A ascensão dos povos indígenas
MÉRCIO PEREIRA GOMES, jornal O Globo
A Declaração Universal dos Direitos dos Povos Indígenas, recém-aprovada com os votos de 143 países, contra quatro negativos (EUA, Canadá, Austrália e Nova Zelândia) e onze abstenções, é um novo marco na história dos povos indígenas. É o reconhecimento de sua ascensão política e cultural no mundo contemporâneo.
Há trinta anos líderes indígenas no mundo vinham debatendo o projeto dessa Declaração. Não esmoreceram diante da indiferença de muitas nações e da animosidade de algumas. O apoio das Nações Unidas lhes foi fundamental, bem como de algumas nações, inclusive o Brasil, que teve um papel relevante na formulação. A Declaração não é um documento vinculante das Nações Unidas. Isto quer dizer que os países não são obrigados a adotá-la. Porém, a votação foi tão estrondosa que poucos países terão o cinismo de rejeitá-la ou ignorá-la.

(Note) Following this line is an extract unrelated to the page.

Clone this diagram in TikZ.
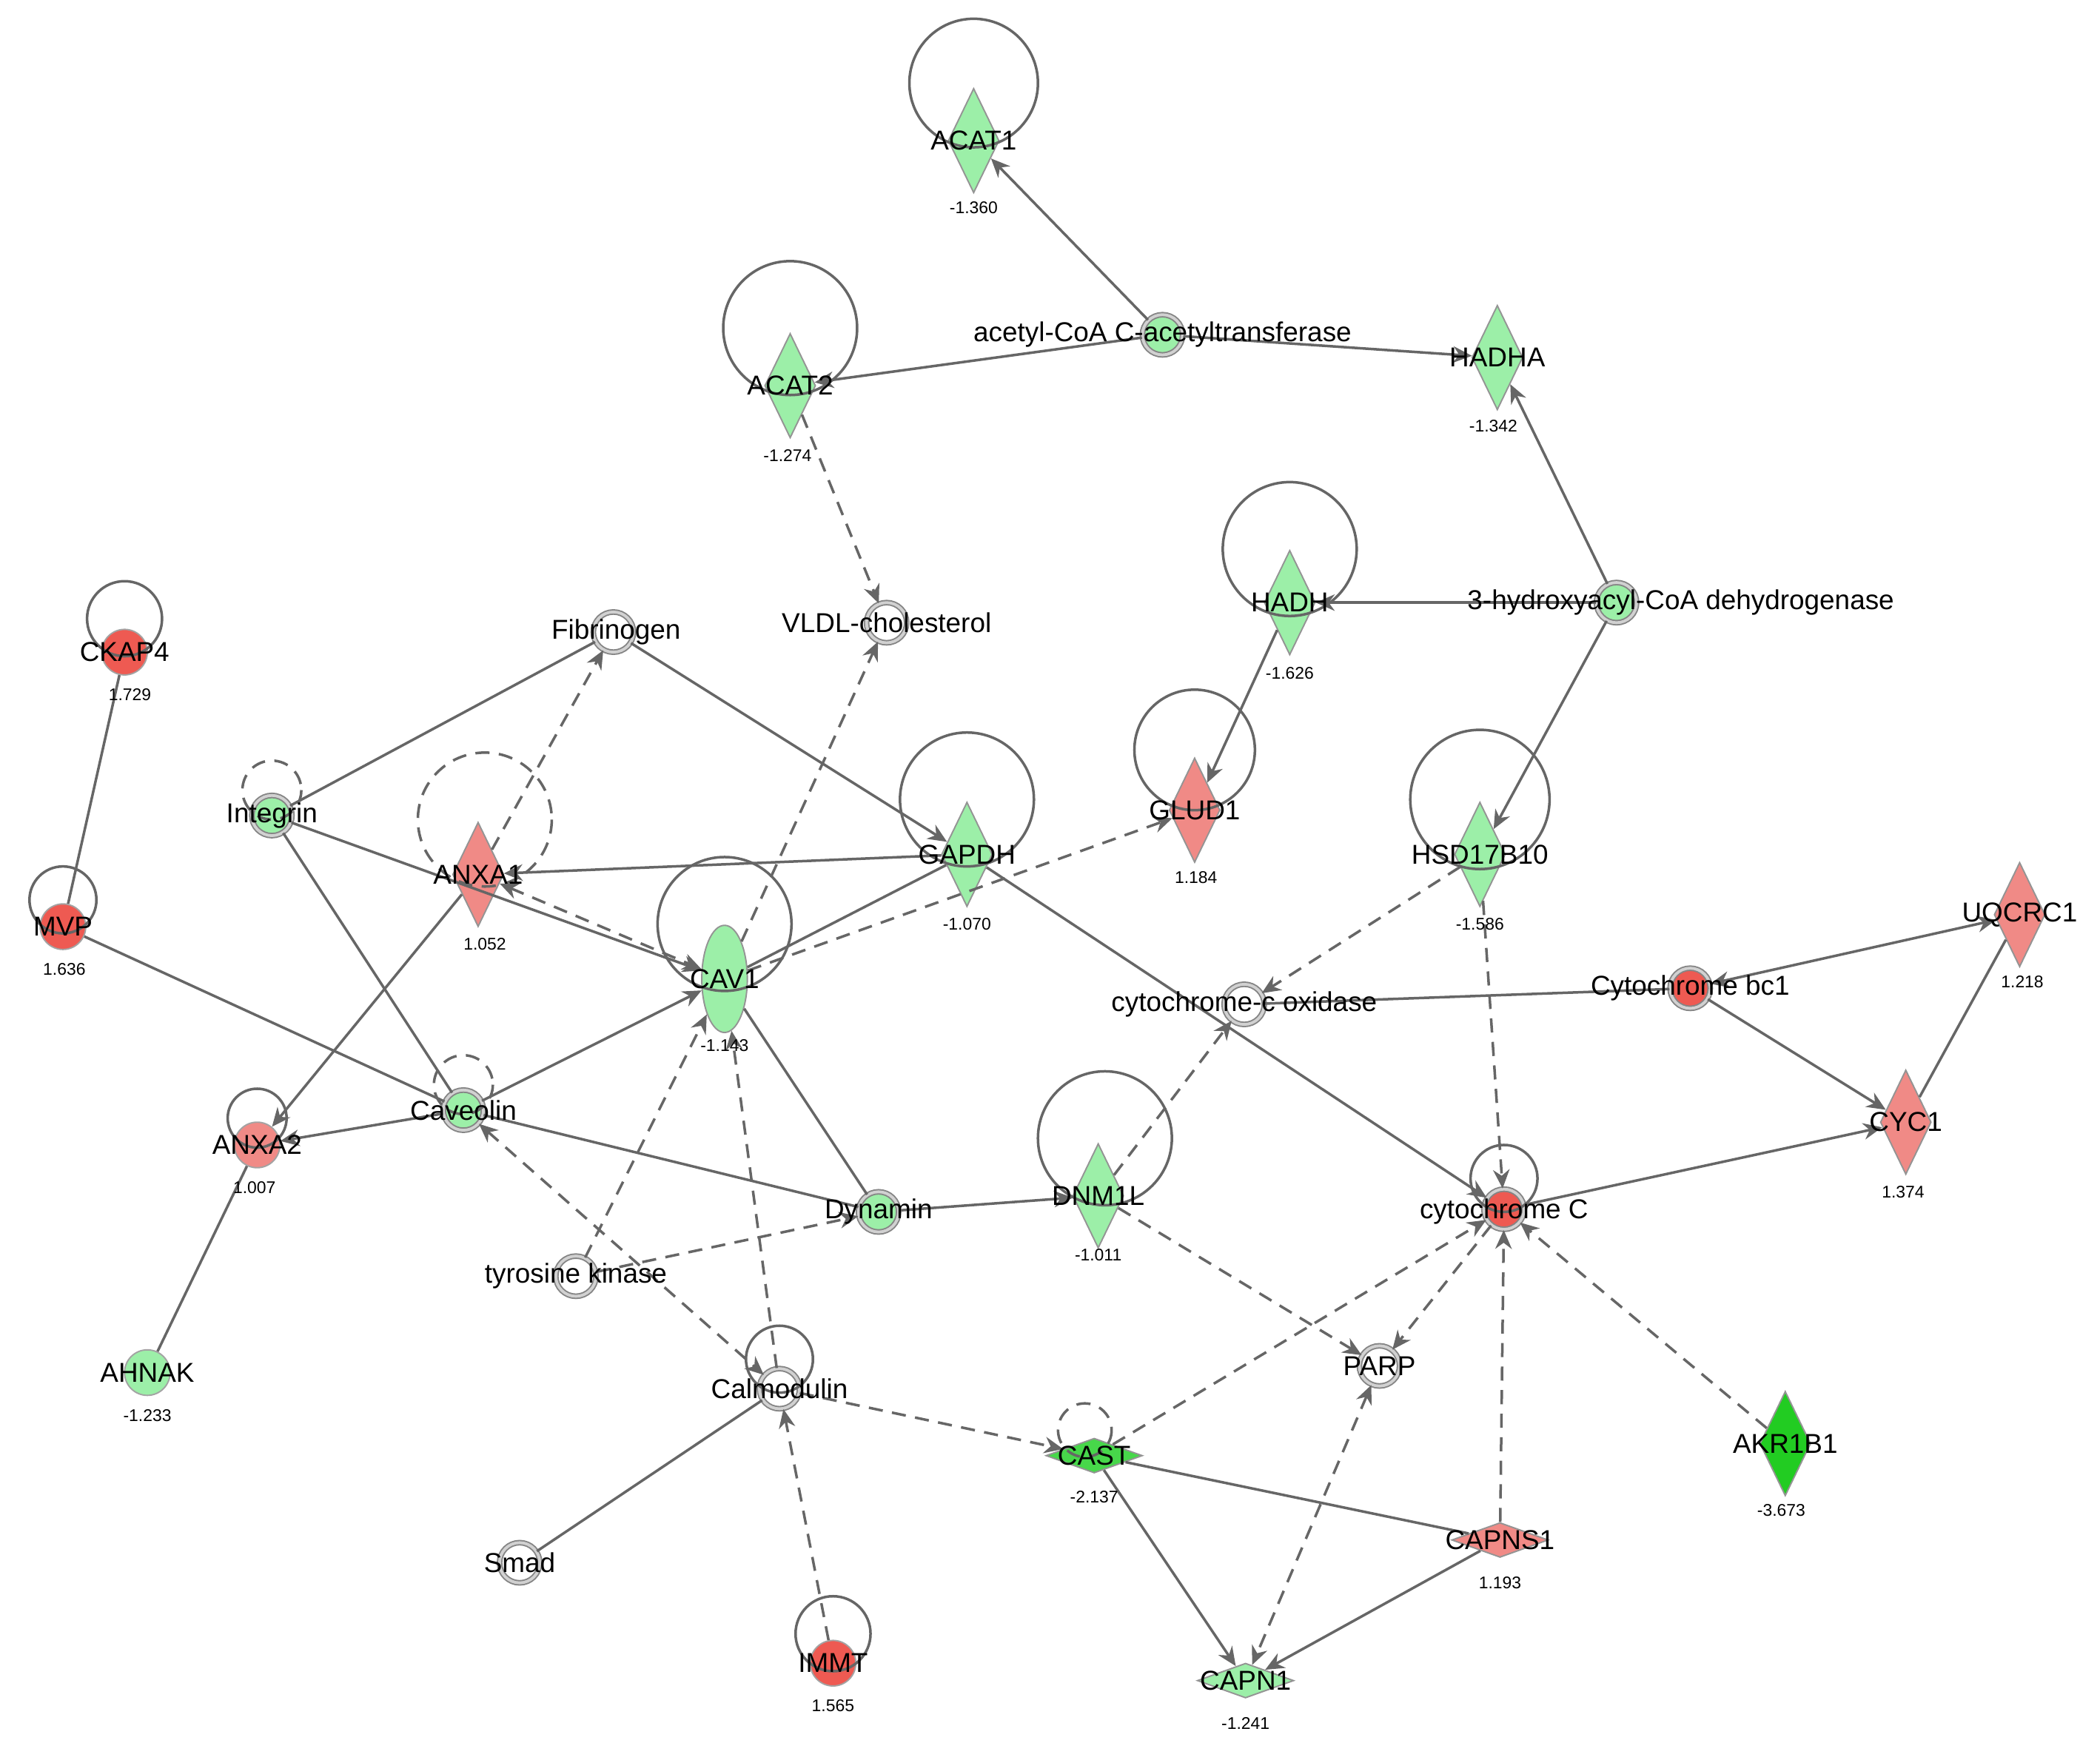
\documentclass[tikz,border=0pt]{standalone}
\usepackage{fontspec}
\setmainfont{Liberation Sans}
\usetikzlibrary{shapes.geometric,arrows.meta}
\definecolor{gr}{HTML}{9CEFA8}
\definecolor{gg}{HTML}{22CC22}
\definecolor{rd}{HTML}{F08A86}
\definecolor{rr}{HTML}{EE5A52}
\definecolor{ln}{HTML}{666666}
\begin{document}
\begin{tikzpicture}[x=0.01cm,y=-0.01cm,
 lbl/.style={font=\fontsize{5.8}{6}\selectfont,text=black},
 val/.style={font=\fontsize{3.6}{4}\selectfont,text=black},
 dia/.style={diamond,draw=ln!70,line width=0.3pt,inner sep=0,minimum width=0.38cm,minimum height=0.78cm,fill=#1},
 hdia/.style={diamond,draw=ln!70,line width=0.3pt,inner sep=0,minimum width=0.72cm,minimum height=0.26cm,fill=#1},
 cir/.style={circle,draw=ln!80,line width=0.3pt,double=ln!30,double distance=0.6pt,inner sep=0,minimum size=0.3cm,fill=#1},
 ell/.style={ellipse,draw=ln!70,line width=0.3pt,inner sep=0,minimum width=0.34cm,minimum height=0.8cm,fill=#1},
 e/.style={draw=ln,line width=0.55pt},
 a/.style={e,-{Stealth[length=4pt,width=3.5pt]}},
 da/.style={a,dashed,dash pattern=on 3pt off 2pt},
 dd/.style={e,dashed,dash pattern=on 3pt off 2pt},
 lp/.style={draw=ln,line width=0.55pt},
 dlp/.style={lp,dashed,dash pattern=on 3pt off 2pt}]
\useasboundingbox (0,0) rectangle (1568,1314);
% nodes
\node[dia=gr] (ACAT1) at (727,105) {};
\node[cir=gr] (ACT) at (868,250) {};
\node[dia=gr] (ACAT2) at (590,288) {};
\node[dia=gr] (HADHA) at (1118,267) {};
\node[dia=gr] (HADH) at (963,450) {};
\node[cir=gr] (HAD) at (1207,450) {};
\node[cir=white] (VLDL) at (662,465) {};
\node[cir=white] (FIB) at (458,472) {};
\node[circle,fill=rr,draw=ln!60,line width=0.3pt,minimum width=0.34cm,inner sep=0] (CKAP4) at (93,487) {};
\node[cir=gr] (INT) at (203,609) {};
\node[dia=rd] (ANXA1) at (357,653) {};
\node[dia=gr] (GAPDH) at (722,638) {};
\node[dia=rd] (GLUD1) at (892,605) {};
\node[dia=gr] (HSD) at (1105,638) {};
\node[dia=rd] (UQCRC1) at (1508,683) {};
\node[circle,fill=rr,draw=ln!60,line width=0.3pt,minimum size=0.34cm,inner sep=0] (MVP) at (47,692) {};
\node[ell=gr] (CAV1) at (541,731) {};
\node[cir=white] (COX) at (929,750) {};
\node[cir=rr] (BC1) at (1262,738) {};
\node[cir=gr] (CAVE) at (346,829) {};
\node[circle,fill=rd,draw=ln!60,line width=0.3pt,minimum size=0.34cm,inner sep=0] (ANXA2) at (192,855) {};
\node[dia=rd] (CYC1) at (1423,838) {};
\node[dia=gr] (DNM1L) at (820,893) {};
\node[cir=gr] (DYN) at (656,905) {};
\node[cir=rr] (CYTC) at (1123,903) {};
\node[cir=white] (TK) at (430,953) {};
\node[circle,fill=gr,draw=ln!60,line width=0.3pt,minimum size=0.34cm,inner sep=0] (AHNAK) at (110,1025) {};
\node[cir=white] (CALM) at (582,1037) {};
\node[cir=white] (PARP) at (1030,1020) {};
\node[dia=gg] (AKR1B1) at (1333,1078) {};
\node[hdia=gg!70!gr] (CAST) at (817,1087) {};
\node[hdia=rd] (CAPNS1) at (1120,1150) {};
\node[cir=white] (SMAD) at (388,1167) {};
\node[circle,fill=rr,draw=ln!60,line width=0.3pt,minimum size=0.34cm,inner sep=0] (IMMT) at (622,1242) {};
\node[hdia=gr] (CAPN1) at (930,1255) {};
% loops
\draw[lp] (727,62) circle (48);
\draw[lp] (590,245) circle (50);
\draw[lp] (963,410) circle (50);
\draw[lp] (892,560) circle (45);
\draw[lp] (1105,597) circle (52);
\draw[lp] (722,597) circle (50);
\draw[lp] (541,690) circle (50);
\draw[dlp] (362,612) circle (50);
\draw[lp] (93,462) circle (28);
\draw[lp] (47,672) circle (25);
\draw[dlp] (203,590) circle (22);
\draw[dlp] (346,810) circle (22);
\draw[lp] (192,835) circle (22);
\draw[lp] (825,850) circle (50);
\draw[lp] (1123,880) circle (25);
\draw[lp] (582,1015) circle (25);
\draw[dlp] (810,1068) circle (20);
\draw[lp] (622,1220) circle (28);
% edges
\draw[a] (ACT) -- (ACAT1);
\draw[a] (ACT) -- (ACAT2);
\draw[a] (ACT) -- (HADHA);
\draw[a] (HAD) -- (HADHA);
\draw[a] (HAD) -- (HADH);
\draw[a] (HAD) -- (HSD);
\draw[da] (ACAT2) -- (VLDL);
\draw[a] (HADH) -- (GLUD1);
\draw[e] (CKAP4) -- (MVP);
\draw[e] (MVP) -- (CAVE);
\draw[e] (FIB) -- (INT);
\draw[a] (FIB) -- (GAPDH);
\draw[da] (ANXA1) -- (FIB);
\draw[a] (INT) -- (CAV1);
\draw[e] (INT) -- (CAVE);
\draw[a] (GAPDH) -- (ANXA1);
\draw[da,{Stealth[length=4pt,width=3.5pt]}-{Stealth[length=4pt,width=3.5pt]}] (ANXA1) -- (CAV1);
\draw[a] (ANXA1) -- (ANXA2);
\draw[a] (CAVE) -- (ANXA2);
\draw[a] (CAVE) -- (CAV1);
\draw[e] (CAVE) -- (DYN);
\draw[da,{Stealth[length=4pt,width=3.5pt]}-{Stealth[length=4pt,width=3.5pt]}] (CAVE) -- (CALM);
\draw[e] (CAV1) -- (GAPDH);
\draw[da] (CAV1) -- (GLUD1);
\draw[da] (CAV1) -- (VLDL);
\draw[e] (CAV1) -- (DYN);
\draw[da] (CALM) -- (CAV1);
\draw[da] (TK) -- (CAV1);
\draw[da] (TK) -- (DYN);
\draw[a] (DYN) -- (DNM1L);
\draw[a] (GAPDH) -- (CYTC);
\draw[da] (HSD) -- (COX);
\draw[da] (HSD) -- (CYTC);
\draw[e] (BC1) -- (COX);
\draw[a,{Stealth[length=4pt,width=3.5pt]}-{Stealth[length=4pt,width=3.5pt]}] (BC1) -- (UQCRC1);
\draw[a] (BC1) -- (CYC1);
\draw[e] (CYC1) -- (UQCRC1);
\draw[a] (CYTC) -- (CYC1);
\draw[da] (DNM1L) -- (COX);
\draw[da] (DNM1L) -- (PARP);
\draw[da] (CYTC) -- (PARP);
\draw[da] (CAST) -- (CYTC);
\draw[da] (CAPNS1) -- (CYTC);
\draw[da] (AKR1B1) -- (CYTC);
\draw[da,{Stealth[length=4pt,width=3.5pt]}-{Stealth[length=4pt,width=3.5pt]}] (PARP) -- (CAPN1);
\draw[e] (CAST) -- (CAPNS1);
\draw[a] (CAST) -- (CAPN1);
\draw[a] (CAPNS1) -- (CAPN1);
\draw[da] (CALM) -- (CAST);
\draw[e] (SMAD) -- (CALM);
\draw[da] (IMMT) -- (CALM);
\draw[e] (ANXA2) -- (AHNAK);
% labels
\node[lbl] (tACAT1) at (727,105) {ACAT1};
\node[val] (vACAT1) at (727,155) {-1.360};
\node[lbl] (tACT) at (868,250) {acetyl-CoA C-acetyltransferase};
\node[lbl] (tACAT2) at (590,288) {ACAT2};
\node[val] (vACAT2) at (588,340) {-1.274};
\node[lbl] (tHADHA) at (1118,267) {HADHA};
\node[val] (vHADHA) at (1115,318) {-1.342};
\node[lbl] (tHADH) at (963,450) {HADH};
\node[val] (vHADH) at (963,503) {-1.626};
\node[lbl] (tHAD) at (1255,450) {3-hydroxyacyl-CoA dehydrogenase};
\node[lbl] (tVLDL) at (662,465) {VLDL-cholesterol};
\node[lbl] (tFIB) at (460,472) {Fibrinogen};
\node[lbl] (tCKAP4) at (93,487) {CKAP4};
\node[val] (vCKAP4) at (97,519) {1.729};
\node[lbl] (tINT) at (203,609) {Integrin};
\node[lbl] (tANXA1) at (357,653) {ANXA1};
\node[val] (vANXA1) at (362,705) {1.052};
\node[lbl] (tGAPDH) at (722,638) {GAPDH};
\node[val] (vGAPDH) at (722,690) {-1.070};
\node[lbl] (tGLUD1) at (892,605) {GLUD1};
\node[val] (vGLUD1) at (893,655) {1.184};
\node[lbl] (tHSD) at (1105,638) {HSD17B10};
\node[val] (vHSD) at (1105,690) {-1.586};
\node[lbl] (tUQ) at (1508,683) {UQCRC1};
\node[val] (vUQ) at (1510,733) {1.218};
\node[lbl] (tMVP) at (47,692) {MVP};
\node[val] (vMVP) at (48,724) {1.636};
\node[lbl] (tCAV1) at (541,731) {CAV1};
\node[val] (vCAV1) at (541,781) {-1.143};
\node[lbl] (tCOX) at (929,750) {cytochrome-c oxidase};
\node[lbl] (tBC1) at (1262,738) {Cytochrome bc1};
\node[lbl] (tCAVE) at (346,829) {Caveolin};
\node[lbl] (tANXA2) at (192,855) {ANXA2};
\node[val] (vANXA2) at (190,887) {1.007};
\node[lbl] (tCYC1) at (1423,838) {CYC1};
\node[val] (vCYC1) at (1421,890) {1.374};
\node[lbl] (tDNM) at (820,893) {DNM1L};
\node[val] (vDNM) at (820,937) {-1.011};
\node[lbl] (tDYN) at (656,905) {Dynamin};
\node[lbl] (tCYTC) at (1123,905) {cytochrome C};
\node[lbl] (tTK) at (430,953) {tyrosine kinase};
\node[lbl] (tAHNAK) at (110,1025) {AHNAK};
\node[val] (vAHNAK) at (110,1057) {-1.233};
\node[lbl] (tCALM) at (582,1037) {Calmodulin};
\node[lbl] (tPARP) at (1030,1020) {PARP};
\node[lbl] (tAKR) at (1333,1078) {AKR1B1};
\node[val] (vAKR) at (1330,1128) {-3.673};
\node[lbl] (tCAST) at (817,1087) {CAST};
\node[val] (vCAST) at (817,1118) {-2.137};
\node[lbl] (tCAPNS1) at (1120,1150) {CAPNS1};
\node[val] (vCAPNS1) at (1120,1182) {1.193};
\node[lbl] (tSMAD) at (388,1167) {Smad};
\node[lbl] (tIMMT) at (622,1242) {IMMT};
\node[val] (vIMMT) at (622,1274) {1.565};
\node[lbl] (tCAPN1) at (930,1255) {CAPN1};
\node[val] (vCAPN1) at (930,1287) {-1.241};
\end{tikzpicture}
\end{document}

Alguns dos principais pontos de disputa que tardaram a aprovação dos países a essa Declaração são:
Autodeterminação. Os líderes indígenas teimaram e não aceitaram outro texto senão o que está na Carta da ONU e que fala do direito de "determinar seu estatuto político".
Muitos países temiam que isso provocasse um levante de autodeclarações de independência política. Os índios ganharam. Mas os Estados inseriram artigos que preservam a inviolabilidade de seus territórios.
Tradicionalidade territorial. Não ficou estabelecido o que é tradicionalidade de domínio territorial. Os Estados vão ter dificuldades para devolver terras recém-esbulhadas ou de outro modo perdidas pelos povos indígenas. No Brasil isso está se tornando cada vez mais difícil. A Nova Zelândia, que nasceu de um tratado com os Maori pelo qual repartiam as duas grandes ilhas que compõem a nação, não assinou.
Respeito aos tratados. O artigo foi mantido, e Estados Unidos e Canadá não assinaram a Declaração.
Livre trânsito entre fronteiras. Os Estados aceitaram que os índios que vivem em Estados limítrofes podem se visitar como se fossem de uma terra única. Os Estados não sabiam como se posicionar e terminaram se fiando na boa-fé da Declaração.
Obrigações dos indivíduos indígenas para com seus povos. Os povos querem que seus usos, costumes e leis sejam respeitados internamente e que os indivíduos se sujeitem a determinações do poder indígena.
Recursos naturais. Os povos indígenas têm direito aos seus territórios e aos seus recursos naturais. Isto está bem garantido na legislação brasileira, mas muitos países mal começaram a demarcar terras indígenas. Muitos terão dificuldades em garantir a exclusividade.
Por tudo que consta na Declaração Universal dos Direitos dos Povos indígenas, o mundo agora vai sentir-se diferente. Os povos indígenas somam cerca de 370 milhões de pessoas e estão em 70 países de todos os continentes. Eles desafiam o status quo em diversos países e, se não, eles ao menos são testemunhos vivos de histórias muito escabrosas da formação de muitos países.
No Brasil os povos indígenas somam 500 mil indivíduos distribuídos em 226 povos e falantes de 170 línguas distintas. A maior diversidade étnica e cultural de todos os países, embora demograficamente menor. A China tem 57 povos distintos e 110 milhões de indivíduos indígenas. A Índia, a Indonésia, as Filipinas, a Rússia, o México, o Equador, a Austrália e, proporcionalmente, a Nova Zelândia e diversos países africanos, são os exemplos mais destacados da presença de povos indígenas no mundo atual.
A elaboração dessa Declaração levou quase uma geração de indígenas e amigos dos índios mundo afora.
Meu orgulho maior como presidente da Funai foi ter participado das últimas sete reuniões que determinaram a sua aprovação.
Ao Brasil cabe refletir sobre essa Declaração. Muito do que nela contém já está previsto em nossa Constituição e no Estatuto do índio. As novas recomendações deverão ser analisadas e adaptadas à nossa legislação. Agora cabe efetivamente uma mudança no Estatuto do índio. Não devemos temer o futuro. A ascensão dos povos indígenas vai redimir a nossa História e elevar o Brasil à condição de país de valor e respeito a si mesmo, à sua população e à Humanidade.